Whether the Willie Nelson and Dylan co-write attracts fuller critical attention now that the song is actually out.

Watch

Whether this burst of Newport writing develops into stronger archival or scholarly work rather than another brief round of familiar mythmaking.

Fallout

Yesterday's meaningful developments clustered around two durable Dylan questions: how the electric turn is still being interpreted, and how institutions are now shaping the public experience of his legacy.

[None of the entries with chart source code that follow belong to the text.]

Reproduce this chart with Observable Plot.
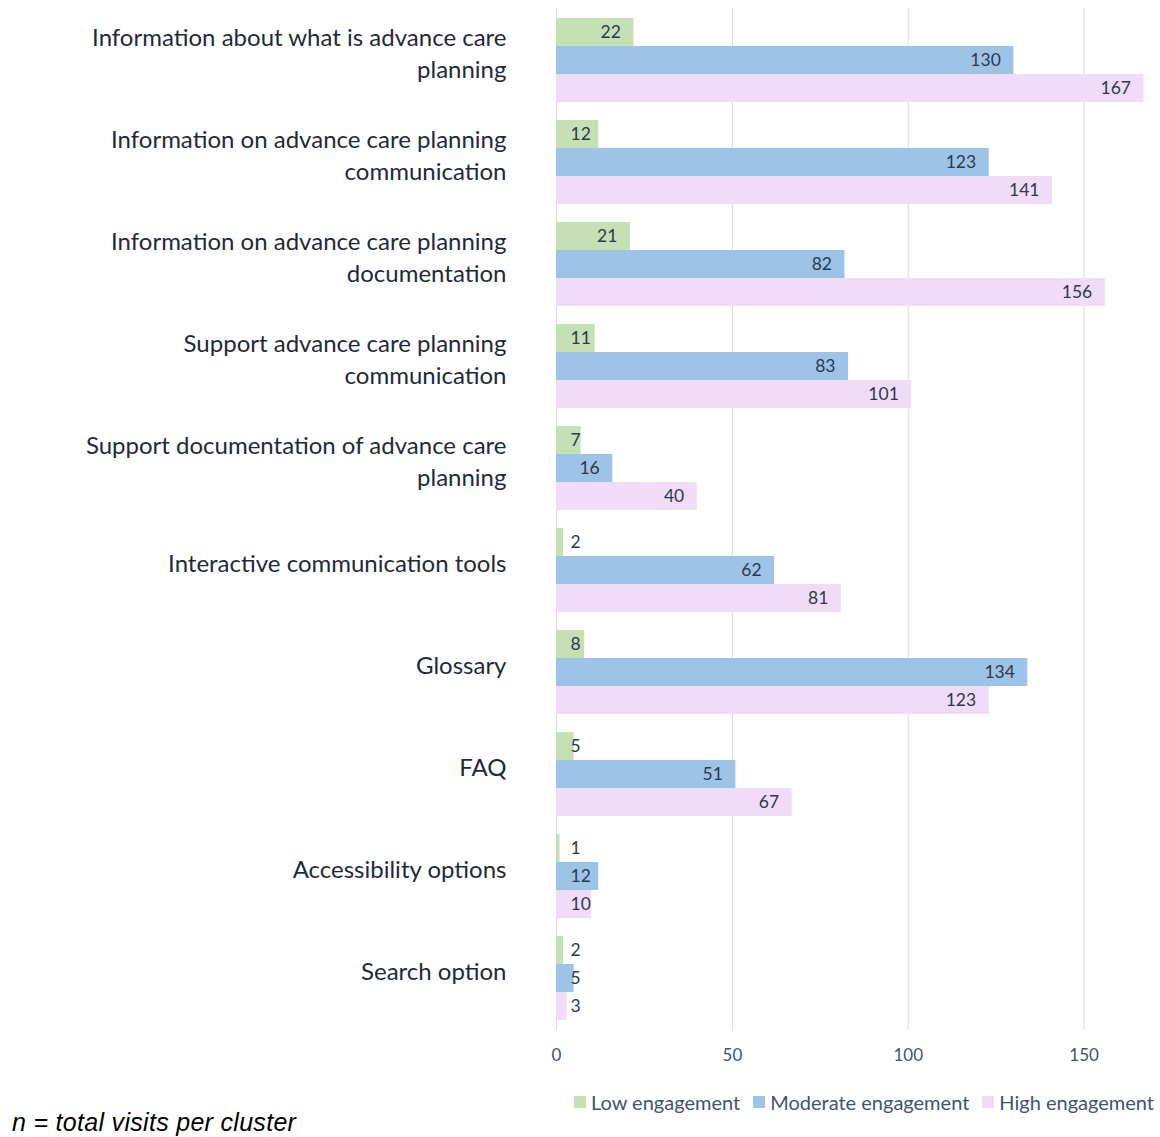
<!DOCTYPE html>
<html>
<head>
<meta charset="utf-8">
<script src="https://cdn.jsdelivr.net/npm/d3@7"></script>
<script src="https://cdn.jsdelivr.net/npm/@observablehq/plot@0.6"></script>
<style>
  html, body { margin: 0; padding: 0; background: #fff; }
  #wrap { position: relative; width: 1160px; height: 1137px; font-family: Lato, "Noto Sans", sans-serif; }
  #legend { position: absolute; top: 1090px; right: 6px; display: flex; gap: 13px; font-size: 20px; color: #44546a; align-items: center; }
  #legend .item { display: flex; align-items: center; gap: 5px; }
  #legend .sw { width: 12px; height: 12px; display: inline-block; }
  #caption { position: absolute; top: 1108px; left: 12px; font-family: "Liberation Sans", Arial, sans-serif; font-style: italic; font-size: 25px; letter-spacing: 0.3px; color: #000; }
</style>
</head>
<body>
<div id="wrap">
  <div id="chart"></div>
  <div id="legend"></div>
  <div id="caption">n = total visits per cluster</div>
</div>
<script>
const categories = [
  "Information about what is advance care planning",
  "Information on advance care planning communication",
  "Information on advance care planning documentation",
  "Support advance care planning communication",
  "Support documentation of advance care planning",
  "Interactive communication tools",
  "Glossary",
  "FAQ",
  "Accessibility options",
  "Search option"
];
const categoryLabels = [
  "Information about what is advance care\nplanning",
  "Information on advance care planning\ncommunication",
  "Information on advance care planning\ndocumentation",
  "Support advance care planning\ncommunication",
  "Support documentation of advance care\nplanning",
  "Interactive communication tools",
  "Glossary",
  "FAQ",
  "Accessibility options",
  "Search option"
];
const seriesNames = ["Low engagement", "Moderate engagement", "High engagement"];
const lowValues = [22, 12, 21, 11, 7, 2, 8, 5, 1, 2];
const moderateValues = [130, 123, 82, 83, 16, 62, 134, 51, 12, 5];
const highValues = [167, 141, 156, 101, 40, 81, 123, 67, 10, 3];
const xTicks = [0, 50, 100, 150];

const colors = ["#c5e0b4", "#9dc3e6", "#f0dcf8"];
const seriesValues = [lowValues, moderateValues, highValues];

const rows = [];
seriesValues.forEach((vals, si) => {
  vals.forEach((v, ci) => rows.push({category: categories[ci], series: seriesNames[si], si, value: v}));
});

const barH = 28;
const insets = [
  {insetTop: 0, insetBottom: 2 * barH},
  {insetTop: barH, insetBottom: barH},
  {insetTop: 2 * barH, insetBottom: 0}
];
const offsets = [-barH, 0, barH];

const marks = [
  Plot.gridX(xTicks, {stroke: "#d9d9e3", strokeOpacity: 1, strokeWidth: 1})
];
seriesNames.forEach((s, si) => {
  const data = rows.filter(d => d.si === si);
  marks.push(Plot.barX(data, {x: "value", y: "category", fill: colors[si], ...insets[si]}));
  marks.push(Plot.text(data.filter(d => d.value > 12), {
    x: "value", y: "category", text: d => String(d.value), textAnchor: "end",
    dx: -13, dy: offsets[si], fontSize: 17.5, fill: "#2b3a4e"
  }));
  marks.push(Plot.text(data.filter(d => d.value <= 12), {
    x: 0, y: "category", text: d => String(d.value), textAnchor: "start",
    dx: 14, dy: offsets[si], fontSize: 17.5, fill: "#2b3a4e"
  }));
});
marks.push(Plot.text(categories, {
  y: d => d, text: (d, i) => categoryLabels[i], frameAnchor: "left", textAnchor: "end",
  dx: -50, dy: -9, fontSize: 24, lineHeight: 1.35, fill: "#1f2a38"
}));
marks.push(Plot.axisX(xTicks, {tickSize: 0, tickPadding: 18, fontSize: 17, fill: "#44546a", label: null}));

const chart = Plot.plot({
  width: 1160,
  height: 1080,
  marginLeft: 556,
  marginRight: 6,
  marginTop: 8,
  marginBottom: 50,
  style: {fontFamily: "Lato, 'Noto Sans', sans-serif", background: "#fff"},
  x: {domain: [0, 170], axis: null},
  y: {domain: categories, paddingInner: 0.178, paddingOuter: 0.088, axis: null},
  marks
});
document.getElementById("chart").appendChild(chart);

const legend = document.getElementById("legend");
seriesNames.forEach((s, i) => {
  const item = document.createElement("div");
  item.className = "item";
  item.innerHTML = `<span class="sw" style="background:${colors[i]}"></span><span>${s}</span>`;
  legend.appendChild(item);
});
</script>
</body>
</html>
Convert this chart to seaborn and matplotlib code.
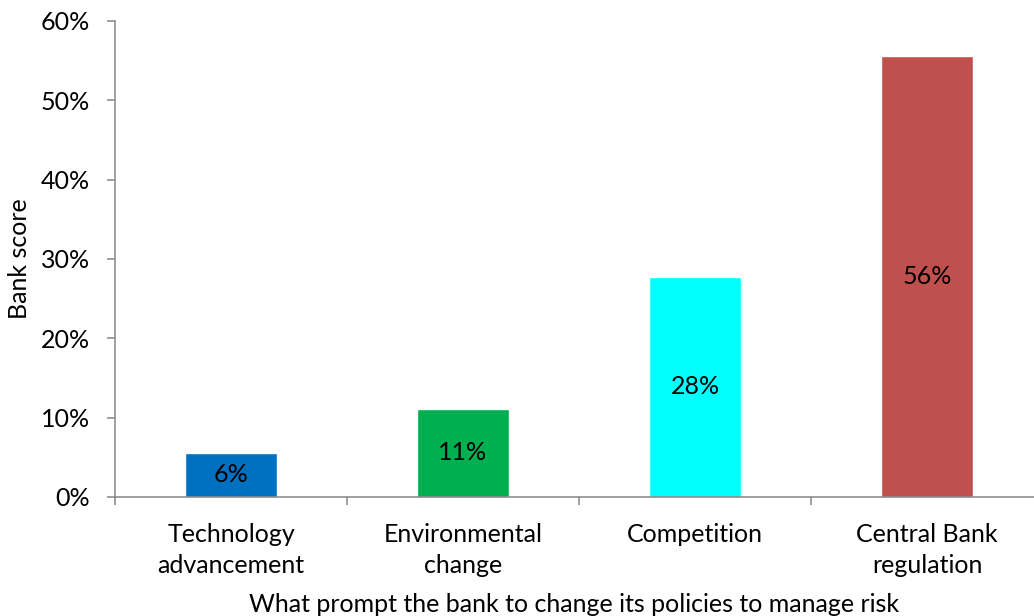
import matplotlib
matplotlib.use("Agg")
import matplotlib.pyplot as plt
from matplotlib.ticker import PercentFormatter, FixedLocator
import seaborn as sns
import pandas as pd

# Data
categories = ["Technology\nadvancement", "Environmental\nchange", "Competition", "Central Bank\nregulation"]
scores = [0.0556, 0.1111, 0.2778, 0.5556]
value_labels = ["6%", "11%", "28%", "56%"]
bar_colors = ["#0070C0", "#00B050", "#00FFFF", "#C0504D"]

sns.set_theme(style="white")
plt.rcParams["font.family"] = ["Lato", "DejaVu Sans"]

FS = 18
AXIS_GRAY = "#868686"

fig = plt.figure(figsize=(10.34, 6.16), dpi=100)
ax = fig.add_axes([115 / 1034, 119 / 616, 928 / 1034, 476 / 616])

df = pd.DataFrame({"category": categories, "score": scores})
sns.barplot(data=df, x="category", y="score", hue="category",
            palette=bar_colors, width=0.4, legend=False, ax=ax,
            saturation=1.0)

ax.set_xlim(-0.5, 3.5)
ax.set_ylim(0, 0.6)
ax.set_yticks([0, 0.1, 0.2, 0.3, 0.4, 0.5, 0.6])
ax.yaxis.set_major_formatter(PercentFormatter(xmax=1, decimals=0))

# Category labels at bar centres, tick marks at category boundaries
ax.set_xticks(range(len(categories)))
ax.set_xticklabels(categories, fontsize=FS, color="black", linespacing=1.4)
ax.tick_params(axis="x", which="major", length=0, pad=19)
ax.xaxis.set_minor_locator(FixedLocator([-0.5, 0.5, 1.5, 2.5, 3.5]))
ax.tick_params(axis="x", which="minor", bottom=True, length=6, width=1.1, color=AXIS_GRAY)
ax.tick_params(axis="y", left=True, length=6, width=1.1, color=AXIS_GRAY,
               labelsize=FS, labelcolor="black", pad=12)

for side in ["top", "right"]:
    ax.spines[side].set_visible(False)
for side in ["left", "bottom"]:
    ax.spines[side].set_color(AXIS_GRAY)
    ax.spines[side].set_linewidth(1.1)

# Value labels centred inside each bar
for i, (v, lab) in enumerate(zip(scores, value_labels)):
    ax.text(i, v / 2, lab, ha="center", va="center", fontsize=FS, color="black")

ax.set_ylabel("Bank score", fontsize=FS, color="black")
ax.yaxis.set_label_coords(-84 / 928, 0.5)
ax.set_xlabel("What prompt the bank to change its policies to manage risk",
              fontsize=FS, color="black")
ax.xaxis.set_label_coords((574 - 115) / 928, -96 / 476)

fig.savefig("out.png", dpi=100, facecolor="white")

The Newport Break Still Shapes How Dylan Is Read

The move from folk spokesman to electric artist remains the quickest way many writers explain Dylan's larger significance: artistic freedom, genre change, and the refusal to stay where audiences first placed him.

Fresh developments

Yesterday's strongest pairing came from a Newport 1963 reconstruction and a close look at 'Subterranean Homesick Blues' as an early public test of Dylan's new direction. Taken together, they made the useful point that the shift was not only the result of one notorious festival appearance in 1965; it was being prepared in performance, songwriting, and recording choices beforehand.

Why we noticed

On a light day, this was one of the few areas where separate pieces genuinely added up to something. The value was not in repeating the booing story, but in restoring the longer run-up that makes the electric turn feel more deliberate and musically grounded.

Watch for:

  • Fresh archival work that fills in the 1963-65 timeline
  • Coverage that moves past the myth of Newport and back toward the recordings themselves

Dylan's Legacy Is Increasingly Being Curated In Physical Spaces

Museums, archive centers, galleries, and anniversary exhibitions have become some of the clearest places where Dylan's history is being organized and presented to the public.

Fresh developments

The Bob Dylan Center previewed 'Thin Wild Mercury: Dylan 1966,' a multimedia exhibition timed to Blonde on Blonde turning 60 and aimed at re-situating that moment through sessions, musicians, and place. A separate Manchester presentation of Dylan's visual art underlined the same broader pattern: the legacy is being staged not only in essays and playlists, but in rooms, objects, and curated environments.

Why we noticed

This matters because institutional framing can do more than commemorate. At its best, it gives Dylan's history texture: documents, mixes, photographs, artifacts, and the practical circumstances around the work, rather than just another round of generalized praise.

Watch for:

  • Whether the Tulsa show includes notable recordings, documents, or previously underused material
  • Whether Blonde on Blonde's 60th anniversary prompts deeper session-level criticism instead of generic celebration

Final Thought

For now, the liveliest Dylan story is not a fresh proclamation from Dylan himself, but the way old turning points keep being rebuilt: in writing, in exhibitions, and in the hands of other artists still carrying the songs forward.